(Figure scripts)
## START
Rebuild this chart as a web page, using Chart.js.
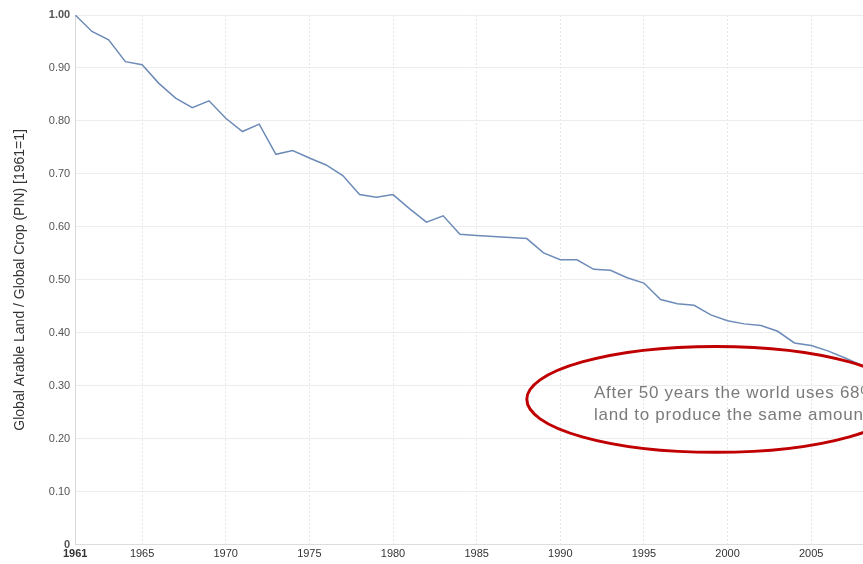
<!DOCTYPE html>
<html>
<head>
<meta charset="utf-8">
<script src="https://cdn.jsdelivr.net/npm/chart.js@4.4.1/dist/chart.umd.min.js"></script>
<style>
  html, body { margin: 0; padding: 0; background: #fff; }
  #wrap { width: 863px; height: 564px; position: relative; }
</style>
</head>
<body>
<div id="wrap"><canvas id="myChart"></canvas></div>
<script>
// years and land-per-crop ratio (1961 = 1)
const years = [1961,1962,1963,1964,1965,1966,1967,1968,1969,1970,
  1971,1972,1973,1974,1975,1976,1977,1978,1979,1980,
  1981,1982,1983,1984,1985,1986,1987,1988,1989,1990,
  1991,1992,1993,1994,1995,1996,1997,1998,1999,2000,
  2001,2002,2003,2004,2005,2006,2007,2008,2009];
const ratio = [1.000,0.969,0.953,0.912,0.906,0.871,0.843,0.825,0.838,0.805,
  0.780,0.794,0.737,0.744,0.730,0.717,0.697,0.661,0.656,0.661,
  0.634,0.609,0.621,0.586,0.584,0.582,0.580,0.578,0.551,0.538,
  0.538,0.520,0.518,0.504,0.494,0.463,0.455,0.452,0.434,0.423,
  0.417,0.414,0.403,0.381,0.376,0.366,0.353,0.339,0.320];
const xTicks = [1961,1965,1970,1975,1980,1985,1990,1995,2000,2005];
const yLabel = 'Global Arable Land / Global Crop (PIN) [1961=1]';
const noteLines = ['After 50 years the world uses 68% less', 'land to produce the same amount of food.'];

const points = years.map((y, i) => ({x: y, y: ratio[i]}));

// red ellipse + note, placed in data units
const notePlugin = {
  id: 'note',
  afterDatasetsDraw(chart) {
    const c = chart.ctx, xs = chart.scales.x, ys = chart.scales.y;
    const cx = xs.getPixelForValue(1999.3), cy = ys.getPixelForValue(0.2745);
    const rx = xs.getPixelForValue(1999.3 + 11.3) - cx;
    const ry = ys.getPixelForValue(0.2745) - ys.getPixelForValue(0.3745);
    c.save();
    c.beginPath();
    c.ellipse(cx, cy, rx, ry, 0, 0, Math.PI * 2);
    c.strokeStyle = '#c00000';
    c.lineWidth = 3;
    c.stroke();
    c.fillStyle = '#7a7a7a';
    c.font = '17px "Liberation Sans", Arial, sans-serif';
    if ('letterSpacing' in c) c.letterSpacing = '0.7px';
    c.textBaseline = 'alphabetic';
    c.fillText(noteLines[0], 594, 398);
    c.fillText(noteLines[1], 594, 420);
    c.restore();
  }
};

const ctx = document.getElementById('myChart').getContext('2d');
const myChart = new Chart(ctx, {
  type: 'line',
  data: {
    datasets: [{
      data: points,
      borderColor: '#6d8bb8',
      borderWidth: 1.5,
      pointRadius: 0,
      tension: 0,
      fill: false
    }]
  },
  options: {
    responsive: true,
    maintainAspectRatio: false,
    animation: false,
    layout: { padding: { top: 15, right: 0, bottom: 0, left: 12 } },
    plugins: { legend: { display: false }, tooltip: { enabled: false } },
    scales: {
      x: {
        type: 'linear',
        min: 1961,
        max: 2008.1,
        afterBuildTicks: axis => { axis.ticks = xTicks.map(v => ({value: v})); },
        ticks: {
          autoSkip: false,
          maxRotation: 0,
          padding: 3,
          color: '#333',
          font: c => ({ family: '"Liberation Sans", Arial, sans-serif', size: 11,
                        weight: c.tick && c.tick.value === 1961 ? 'bold' : 'normal' }),
          callback: v => String(v)
        },
        grid: { color: '#e6e6e6', tickLength: 0, drawTicks: false },
        border: { display: true, color: '#ddd', dash: [2, 2] }
      },
      y: {
        min: 0,
        max: 1,
        ticks: {
          stepSize: 0.1,
          padding: 5,
          color: '#555',
          font: c => ({ family: '"Liberation Sans", Arial, sans-serif', size: 11,
                        weight: c.tick && (c.tick.value === 0 || c.tick.value === 1) ? 'bold' : 'normal' }),
          callback: v => v === 0 ? '0' : v.toFixed(2)
        },
        grid: { color: '#ececec', drawTicks: false },
        border: { display: true, color: '#d8d8d8' },
        title: {
          display: true,
          text: yLabel,
          color: '#333',
          padding: { top: 0, bottom: 15 },
          font: { family: '"Liberation Sans", Arial, sans-serif', size: 14 }
        }
      }
    }
  },
  plugins: [notePlugin]
});
</script>
</body>
</html>
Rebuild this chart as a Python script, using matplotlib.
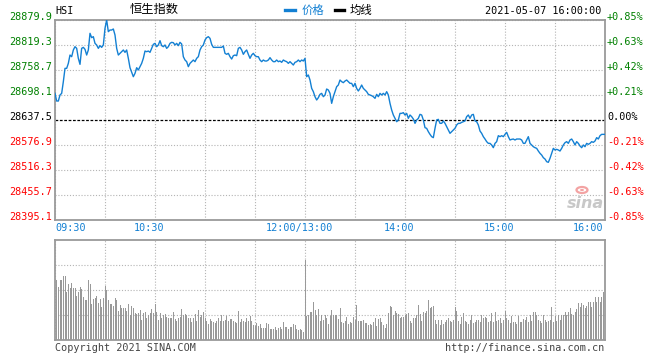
import matplotlib
matplotlib.use('Agg')
import numpy as np
import matplotlib.pyplot as plt
from matplotlib.lines import Line2D
from matplotlib.patches import Circle
from matplotlib.transforms import offset_copy

# previous close and the axis levels
prev_close = 28637.5
price_levels = [28879.9, 28819.3, 28758.7, 28698.1, 28637.5, 28576.9, 28516.3, 28455.7, 28395.1]
pct_labels = ['+0.85%', '+0.63%', '+0.42%', '+0.21%', '0.00%', '-0.21%', '-0.42%', '-0.63%', '-0.85%']
time_ticks = [0, 60, 150, 210, 270, 330]
time_labels = ['09:30', '10:30', '12:00/13:00', '14:00', '15:00', '16:00']

# HSI minute prices, 09:30 - 12:00
price_am = [
    28702.1, 28683.5, 28683.5, 28698.1, 28702.1, 28730.4, 28762.7, 28762.7, 28774.8, 28795.0,
    28791.0, 28807.2, 28815.2, 28811.2, 28787.0, 28772.4, 28811.2, 28813.6, 28808.8, 28795.0,
    28807.2, 28847.6, 28837.1, 28839.5, 28823.3, 28819.3, 28811.2, 28817.7, 28813.6, 28819.3,
    28859.7, 28879.9, 28851.6, 28855.6, 28855.6, 28858.1, 28843.5, 28811.2, 28795.0, 28799.1,
    28803.1, 28807.2, 28801.5, 28807.2, 28787.0, 28764.3, 28753.0, 28742.5, 28750.6, 28764.3,
    28758.7, 28766.8, 28774.8, 28787.0, 28804.7, 28803.1, 28804.7, 28801.5, 28811.2, 28820.9,
    28823.3, 28815.2, 28819.3, 28829.8, 28817.7, 28815.2, 28819.3, 28811.2, 28815.2, 28823.3,
    28825.7, 28824.9, 28819.3, 28823.3, 28817.7, 28825.7, 28821.7, 28791.0, 28782.9, 28778.9,
    28766.8, 28774.8, 28778.9, 28782.9, 28778.9, 28787.0, 28791.0, 28807.2, 28815.2, 28819.3,
    28831.4, 28837.1, 28839.5, 28835.4, 28820.9, 28813.6, 28813.6, 28813.6, 28813.6, 28813.6,
    28813.6, 28816.9, 28799.1, 28796.7, 28799.1, 28791.0, 28785.3, 28793.4, 28795.0, 28793.4,
    28811.2, 28813.6, 28807.2, 28796.7, 28803.1, 28807.2, 28796.7, 28787.0, 28795.0, 28799.1,
    28793.4, 28791.0, 28791.0, 28782.9, 28778.9, 28782.9, 28780.5, 28780.5, 28782.9, 28788.6,
    28782.9, 28778.9, 28778.9, 28782.9, 28778.9, 28780.5, 28777.3, 28782.9, 28780.5, 28778.9,
    28774.8, 28778.9, 28774.8, 28770.8, 28777.3, 28778.9, 28782.9, 28778.9, 28782.9, 28780.5,
    28787.0,
]
# 13:01 - 16:00
price_pm = [
    28742.5, 28746.6, 28734.4, 28714.2, 28706.2, 28694.0, 28686.0, 28691.6, 28699.7, 28702.1,
    28694.0, 28698.1, 28712.6, 28710.2, 28702.1, 28677.9, 28694.0, 28706.2, 28718.3, 28722.3,
    28734.4, 28730.4, 28728.0, 28732.0, 28734.4, 28730.4, 28726.4, 28726.4, 28718.3, 28726.4,
    28714.2, 28707.8, 28714.2, 28722.3, 28714.2, 28710.2, 28706.2, 28699.7, 28698.1, 28696.5,
    28694.0, 28690.0, 28699.7, 28694.0, 28702.1, 28698.1, 28702.1, 28698.1, 28706.2, 28698.1,
    28677.9, 28661.7, 28649.6, 28641.5, 28633.4, 28637.5, 28653.6, 28653.6, 28655.3, 28649.6,
    28653.6, 28641.5, 28649.6, 28645.6, 28639.9, 28629.4, 28637.5, 28641.5, 28651.2, 28649.6,
    28637.5, 28618.9, 28617.3, 28609.2, 28602.7, 28597.1, 28594.7, 28617.3, 28637.5, 28639.1,
    28629.4, 28629.4, 28635.1, 28629.4, 28621.3, 28613.2, 28605.2, 28609.2, 28613.2, 28617.3,
    28625.4, 28629.4, 28629.4, 28631.8, 28633.4, 28635.1, 28645.6, 28649.6, 28641.5, 28649.6,
    28651.2, 28635.1, 28633.4, 28625.4, 28610.8, 28605.2, 28597.1, 28591.4, 28585.0, 28580.9,
    28580.9, 28576.9, 28570.4, 28580.9, 28585.0, 28599.5, 28597.1, 28599.5, 28597.1, 28602.7,
    28607.6, 28597.1, 28589.0, 28590.6, 28591.4, 28589.0, 28591.4, 28591.4, 28591.4, 28589.0,
    28580.9, 28580.9, 28589.0, 28597.1, 28580.9, 28576.9, 28572.8, 28570.4, 28568.8, 28562.3,
    28556.7, 28552.6, 28546.2, 28542.9, 28536.5, 28534.9, 28544.6, 28556.7, 28568.8, 28564.8,
    28566.4, 28564.8, 28562.3, 28568.8, 28576.9, 28582.5, 28585.0, 28580.9, 28589.0, 28591.4,
    28585.0, 28576.9, 28585.0, 28580.9, 28574.5, 28570.4, 28576.9, 28572.8, 28580.9, 28578.5,
    28580.9, 28585.0, 28583.3, 28586.6, 28594.7, 28591.4, 28599.5, 28602.7, 28602.7, 28602.7,
]

# volume per minute (relative units, panel top = 100)
vol_am = [
    60, 53, 60, 60, 64, 64, 48, 56, 52, 57,
    52, 52, 44, 48, 53, 51, 43, 40, 40, 60,
    56, 36, 41, 42, 44, 37, 41, 33, 42, 54,
    50, 40, 36, 36, 34, 42, 40, 29, 35, 32,
    32, 32, 29, 36, 25, 34, 32, 27, 26, 27,
    30, 20, 27, 28, 22, 25, 27, 31, 27, 36,
    28, 20, 27, 22, 25, 26, 23, 22, 22, 22,
    28, 21, 19, 22, 23, 31, 25, 26, 25, 22,
    22, 18, 22, 26, 19, 30, 23, 25, 28, 22,
    19, 16, 21, 19, 18, 17, 19, 22, 19, 25,
    19, 20, 24, 19, 21, 21, 19, 18, 17, 29,
    18, 21, 19, 18, 22, 19, 24, 19, 15, 14,
    17, 14, 16, 12, 12, 12, 17, 16, 11, 11,
    11, 13, 10, 12, 13, 11, 18, 13, 13, 11,
    13, 13, 16, 15, 11, 10, 11, 10, 8, 80,
]
vol_pm = [
    24, 25, 28, 28, 38, 30, 25, 31, 19, 25,
    20, 25, 22, 16, 24, 30, 25, 25, 25, 21,
    32, 18, 17, 19, 23, 16, 18, 17, 23, 20,
    35, 19, 19, 19, 20, 17, 17, 15, 16, 15,
    18, 22, 14, 21, 22, 18, 15, 12, 16, 27,
    34, 33, 25, 29, 27, 26, 22, 23, 23, 25,
    26, 27, 19, 17, 22, 22, 25, 35, 26, 19,
    28, 27, 29, 40, 32, 33, 34, 20, 16, 20,
    15, 20, 16, 18, 20, 22, 19, 18, 20, 33,
    29, 19, 16, 23, 27, 19, 18, 16, 20, 25,
    17, 18, 20, 20, 18, 25, 22, 23, 22, 18,
    19, 27, 18, 28, 19, 20, 22, 17, 20, 29,
    22, 20, 17, 24, 18, 18, 16, 24, 18, 18,
    21, 20, 23, 18, 25, 19, 28, 28, 25, 20,
    19, 17, 25, 20, 18, 19, 20, 33, 18, 24,
    19, 25, 20, 25, 25, 28, 25, 28, 32, 26,
    25, 28, 31, 37, 33, 37, 35, 32, 34, 38,
    38, 33, 38, 43, 38, 43, 38, 43, 48, 48,
]

prices = np.array(price_am + price_pm)
minutes = np.arange(len(prices))
vols = np.array(vol_am + vol_pm)
vol_minutes = np.arange(1, len(vols) + 1)

MONO = 'DejaVu Sans Mono'
CJK = ['Noto Sans CJK SC', 'DejaVu Sans']
GREEN = '#008000'
RED = '#ff0000'
BLUE = '#1380d3'
FRAME = '#9a9a9a'
GRID = '#b4b4b4'

W, H = 660, 360


def px(x, y):
    return x / W, 1 - y / H


fig = plt.figure(figsize=(6.6, 3.6), dpi=100)
ax = fig.add_axes([55 / W, 140 / H, 550 / W, 200 / H])
axv = fig.add_axes([55 / W, 20 / H, 550 / W, 100 / H])

for a in (ax, axv):
    a.set_xlim(0, 330)
    a.set_xticks(np.arange(0, 331, 30))
    a.tick_params(length=0, labelbottom=False, labelleft=False)
    for s in a.spines.values():
        s.set_color(FRAME)
        s.set_linewidth(1.3)
    a.grid(True, color=GRID, linestyle=(0, (1, 1.6)), linewidth=0.8)
    a.set_axisbelow(True)

ax.set_ylim(price_levels[-1], price_levels[0])
ax.set_yticks([v for v in price_levels if v != prev_close])
axv.set_ylim(0, 100)
axv.set_yticks([25, 50, 75])

ax.axhline(prev_close, color='black', linestyle=(0, (2.2, 1.3)), linewidth=0.9, zorder=2)
ax.plot(minutes, prices, color=BLUE, linewidth=1.0, zorder=3)

axv.bar(vol_minutes, vols, width=0.6, color='#999999', zorder=3)

# left and right axis labels
ytr = ax.get_yaxis_transform()
for i, (lvl, pl) in enumerate(zip(price_levels, pct_labels)):
    c = GREEN if i < 4 else ('black' if i == 4 else RED)
    ax.text(-3 / 550, lvl, f'{lvl:.1f}', transform=ytr, ha='right', va='baseline',
            fontsize=7.3, family=MONO, color=c)
    ax.text(1 + 2 / 550, lvl, pl, transform=ytr, ha='left', va='baseline',
            fontsize=7.3, family=MONO, color=c)

# time labels
xtr = ax.get_xaxis_transform()
for i, (t, lab) in enumerate(zip(time_ticks, time_labels)):
    if i == 0:
        ha, dx = 'left', 0
    elif i == len(time_ticks) - 1:
        ha, dx = 'right', -2
    else:
        ha, dx = 'center', -6
    tr = offset_copy(xtr, fig=fig, x=dx, y=-3, units='dots')
    ax.text(t, 0, lab, transform=tr, ha=ha, va='top', fontsize=7.3, family=MONO, color=BLUE)

# header
fig.text(*px(55, 13.5), 'HSI', ha='left', va='baseline', fontsize=7.3, family=MONO)
fig.text(*px(130, 9.5), '恒生指数', ha='left', va='center', fontsize=8.8, family=CJK)
fig.add_artist(Line2D([285 / W, 295 / W], [1 - 10 / H, 1 - 10 / H], color=BLUE, linewidth=2.4,
                      transform=fig.transFigure))
fig.text(*px(302, 10), '价格', ha='left', va='center', fontsize=8.2, family=CJK, color=BLUE)
fig.add_artist(Line2D([335 / W, 344 / W], [1 - 10 / H, 1 - 10 / H], color='black', linewidth=2.4,
                      transform=fig.transFigure))
fig.text(*px(350, 10), '均线', ha='left', va='center', fontsize=8.2, family=CJK)
fig.text(*px(601, 13.5), '2021-05-07 16:00:00', ha='right', va='baseline', fontsize=7.3, family=MONO)

# footer
fig.text(*px(55, 351), 'Copyright 2021 SINA.COM', ha='left', va='baseline',
         fontsize=7.3, family=MONO, color='#444444')
fig.text(*px(604, 351), 'http://finance.sina.com.cn', ha='right', va='baseline',
         fontsize=7.3, family=MONO, color='#444444')

# sina watermark
fig.text(*px(567, 208), 'sina', ha='left', va='baseline', fontsize=11.5, style='italic',
         weight='bold', color='#c8c8c8', family='DejaVu Sans')
fig.add_artist(Circle(px(582, 190), 5.5 / W, transform=fig.transFigure, facecolor='none',
                      edgecolor='#f3a3a3', linewidth=1.6))
fig.add_artist(Circle(px(582, 190), 2.0 / W, transform=fig.transFigure, facecolor='#f3a3a3',
                      edgecolor='none'))

fig.savefig('out.png', dpi=100)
## END
_EXERCISE AIM_. Only the lines from "Rebuild this chart as a Python" through "['09:30', '10:30', '12:00/13:00', '14:00', '15:00', '16:00']" should appear in your output, copied exactly with both end lines, and with no pictures.

_RESULT OF THE TASK_.
Rebuild this chart as a Python script, using matplotlib.
import matplotlib
matplotlib.use('Agg')
import numpy as np
import matplotlib.pyplot as plt
from matplotlib.lines import Line2D
from matplotlib.patches import Circle
from matplotlib.transforms import offset_copy

# previous close and the axis levels
prev_close = 28637.5
price_levels = [28879.9, 28819.3, 28758.7, 28698.1, 28637.5, 28576.9, 28516.3, 28455.7, 28395.1]
pct_labels = ['+0.85%', '+0.63%', '+0.42%', '+0.21%', '0.00%', '-0.21%', '-0.42%', '-0.63%', '-0.85%']
time_ticks = [0, 60, 150, 210, 270, 330]
time_labels = ['09:30', '10:30', '12:00/13:00', '14:00', '15:00', '16:00']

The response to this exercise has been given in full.